C++ implementation of operator TopK for float32. The function only works with contiguous arrays. The function is parallelized for more than

th_pararows. It only does it on the last axis.

`mlprodict.onnxrt.ops_cpu._op_onnx_numpy.topk_element_max_float`

(*arg0*, *arg1*, *arg2*, *arg3*)

topk_element_max_float(arg0: numpy.ndarray[numpy.float32], arg1: int, arg2: bool, arg3: int) -> numpy.ndarray[numpy.int64]

C++ implementation of operator TopK for float32. The function only works with contiguous arrays. The function is parallelized for more than

th_pararows. It only does it on the last axis.

`mlprodict.onnxrt.ops_cpu._op_onnx_numpy.topk_element_max_int64`

(*arg0*, *arg1*, *arg2*, *arg3*)

topk_element_max_int64(arg0: numpy.ndarray[numpy.int64], arg1: int, arg2: bool, arg3: int) -> numpy.ndarray[numpy.int64]

C++ implementation of operator TopK for float32. The function only works with contiguous arrays. The function is parallelized for more than

th_pararows. It only does it on the last axis.

`mlprodict.onnxrt.ops_cpu._op_onnx_numpy.topk_element_min_double`

(*arg0*, *arg1*, *arg2*, *arg3*)

topk_element_min_double(arg0: numpy.ndarray[numpy.float64], arg1: int, arg2: bool, arg3: int) -> numpy.ndarray[numpy.int64]

th_pararows. It only does it on the last axis.

`mlprodict.onnxrt.ops_cpu._op_onnx_numpy.topk_element_min_float`

(*arg0*, *arg1*, *arg2*, *arg3*)

topk_element_min_float(arg0: numpy.ndarray[numpy.float32], arg1: int, arg2: bool, arg3: int) -> numpy.ndarray[numpy.int64]

th_pararows. It only does it on the last axis.

`mlprodict.onnxrt.ops_cpu._op_onnx_numpy.topk_element_min_int64`

(*arg0*, *arg1*, *arg2*, *arg3*)

topk_element_min_int64(arg0: numpy.ndarray[numpy.int64], arg1: int, arg2: bool, arg3: int) -> numpy.ndarray[numpy.int64]

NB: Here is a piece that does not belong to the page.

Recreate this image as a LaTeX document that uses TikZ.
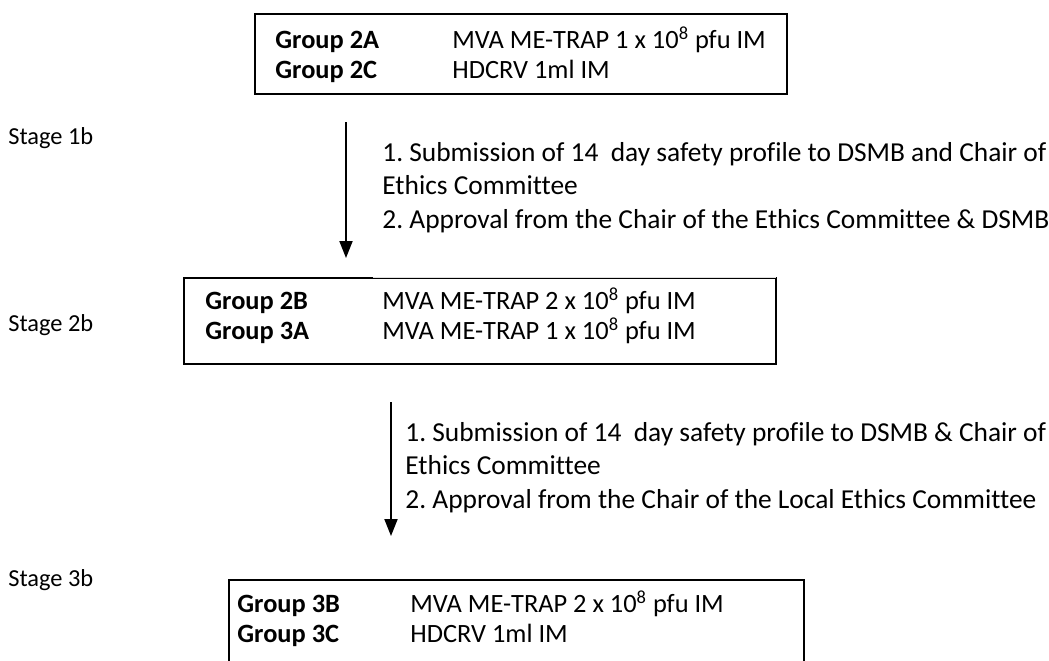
\documentclass[tikz,border=0pt]{standalone}
\usepackage{fontspec}
\setmainfont{Carlito}[Ligatures=NoCommon]
\usetikzlibrary{arrows.meta}
\begin{document}
\begin{tikzpicture}[x=0.5pt,y=-0.5pt,
    grpbox/.style={draw,line width=1pt,anchor=north west,inner sep=0pt},
    grptext/.style={anchor=west,inner sep=0pt,font=\fontsize{13.2}{15}\selectfont\frenchspacing},
    note/.style={anchor=west,inner sep=0pt,font=\fontsize{13.7}{16.75}\selectfont\frenchspacing},
    stage/.style={anchor=west,inner sep=0pt,font=\fontsize{12.2}{15}\selectfont},
    flow/.style={line width=1pt,-{Triangle[length=8.5pt,width=6.5pt]}}]
    \useasboundingbox (0,0) rectangle (1049,660);

    \node[stage] (stg1) at (8,138) {Stage 1b};
    \node[stage] (stg2) at (8,325) {Stage 2b};
    \node[stage] (stg3) at (8,580) {Stage 3b};

    \node[grpbox,minimum width=266pt,minimum height=40pt] (box2a) at (254,13) {};
    \node[grptext] (txt2a) at (275,57)
        {\begin{tabular}{@{}p{88.5pt}@{}l@{}}
        \textbf{Group 2A} & MVA ME-TRAP 1 x 10\textsuperscript{8} pfu IM\\
        \textbf{Group 2C} & HDCRV 1ml IM
        \end{tabular}};

    \coordinate (a1s) at (346,122);
    \coordinate (a1e) at (346,258);
    \draw[flow] (a1s) -- (a1e);

    \node[note] (note1) at (382,188)
        {\begin{tabular}{@{}l@{}}
        1. Submission of 14\ \ day safety profile to DSMB and Chair of\\
        Ethics Committee\\
        2. Approval from the Chair of the Ethics Committee \& DSMB
        \end{tabular}};

    \node[grpbox,minimum width=296pt,minimum height=43pt] (box2b) at (183,277) {};
    \node[grptext] (txt2b) at (205,318)
        {\begin{tabular}{@{}p{88.5pt}@{}l@{}}
        \textbf{Group 2B} & MVA ME-TRAP 2 x 10\textsuperscript{8} pfu IM\\
        \textbf{Group 3A} & MVA ME-TRAP 1 x 10\textsuperscript{8} pfu IM
        \end{tabular}};
    % lighter top edge right of the join
    \draw[white,line width=1.4pt] (373,0 |- box2b.north) -- ([xshift=-0.5pt]box2b.north east);
    \draw[gray!25,line width=0.5pt] (373,0 |- box2b.north) -- ([xshift=-0.5pt]box2b.north east);

    \coordinate (a2s) at (391,402);
    \coordinate (a2e) at (391,536);
    \draw[flow] (a2s) -- (a2e);

    \node[note] (note2) at (405,468)
        {\begin{tabular}{@{}l@{}}
        1. Submission of 14\ \ day safety profile to DSMB \& Chair of\\
        Ethics Committee\\
        2. Approval from the Chair of the Local Ethics Committee
        \end{tabular}};

    \node[grpbox,minimum width=287.5pt,minimum height=43pt] (box3b) at (228,579) {};
    \node[grptext] (txt3b) at (237,621)
        {\begin{tabular}{@{}p{86.5pt}@{}l@{}}
        \textbf{Group 3B} & MVA ME-TRAP 2 x 10\textsuperscript{8} pfu IM\\
        \textbf{Group 3C} & HDCRV 1ml IM
        \end{tabular}};
\end{tikzpicture}
\end{document}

th_pararows. It only does it on the last axis.

`mlprodict.onnxrt.ops_cpu._op_onnx_numpy.topk_element_fetch_double`

(*arg0*, *arg1*)

topk_element_fetch_double(arg0: numpy.ndarray[numpy.float64], arg1: numpy.ndarray[numpy.int64]) -> numpy.ndarray[numpy.float64]

Fetches the top k element knowing their indices on each row (= last dimension for a multi dimension array).

`mlprodict.onnxrt.ops_cpu._op_onnx_numpy.topk_element_fetch_float`

(*arg0*, *arg1*)

topk_element_fetch_float(arg0: numpy.ndarray[numpy.float32], arg1: numpy.ndarray[numpy.int64]) -> numpy.ndarray[numpy.float32]

Fetches the top k element knowing their indices on each row (= last dimension for a multi dimension array).

`mlprodict.onnxrt.ops_cpu._op_onnx_numpy.topk_element_fetch_int64`

(*arg0*, *arg1*)

topk_element_fetch_int64(arg0: numpy.ndarray[numpy.int64], arg1: numpy.ndarray[numpy.int64]) -> numpy.ndarray[numpy.int64]

Fetches the top k element knowing their indices on each row (= last dimension for a multi dimension array).

## Shapes¶

The computation of the predictions through epkg:ONNX may
be optimized if the shape of every nodes is known. For example,
one possible optimisation is to do inplace computation every time
it is possible but this is only possible if the size of
the input and output are the same. We could compute the predictions
for a sample and check the sizes are the same
but that could be luck. We could also guess from a couple of samples
with different sizes and assume sizes and polynomial functions
of the input size. But in rare occasions, that could be luck too.
So one way of doing it is to implement a method
`_set_shape_inference_runtime`

which works the same say as method `_run_sequence_runtime`

but handles shapes instead. Following class tries to implement
a way to keep track of shape along the shape.

`mlprodict.onnxrt.shape_object.ShapeObject`

(*self*, *shape*, *dtype* = None, *use_n1* = False, *name* = None, *subtype* = None)

Handles mathematical operations around shapes. It stores a type (numpy type), and a name to somehow have an idea of where the shape comes from in the ONNX graph. The shape itself is defined by a list of

`DimensionObject`

or`ShapeOperator`

orNoneif the shape is unknown. A dimension is an integer or a variable encoded as a string. This variable is a way to tell the dimension may vary.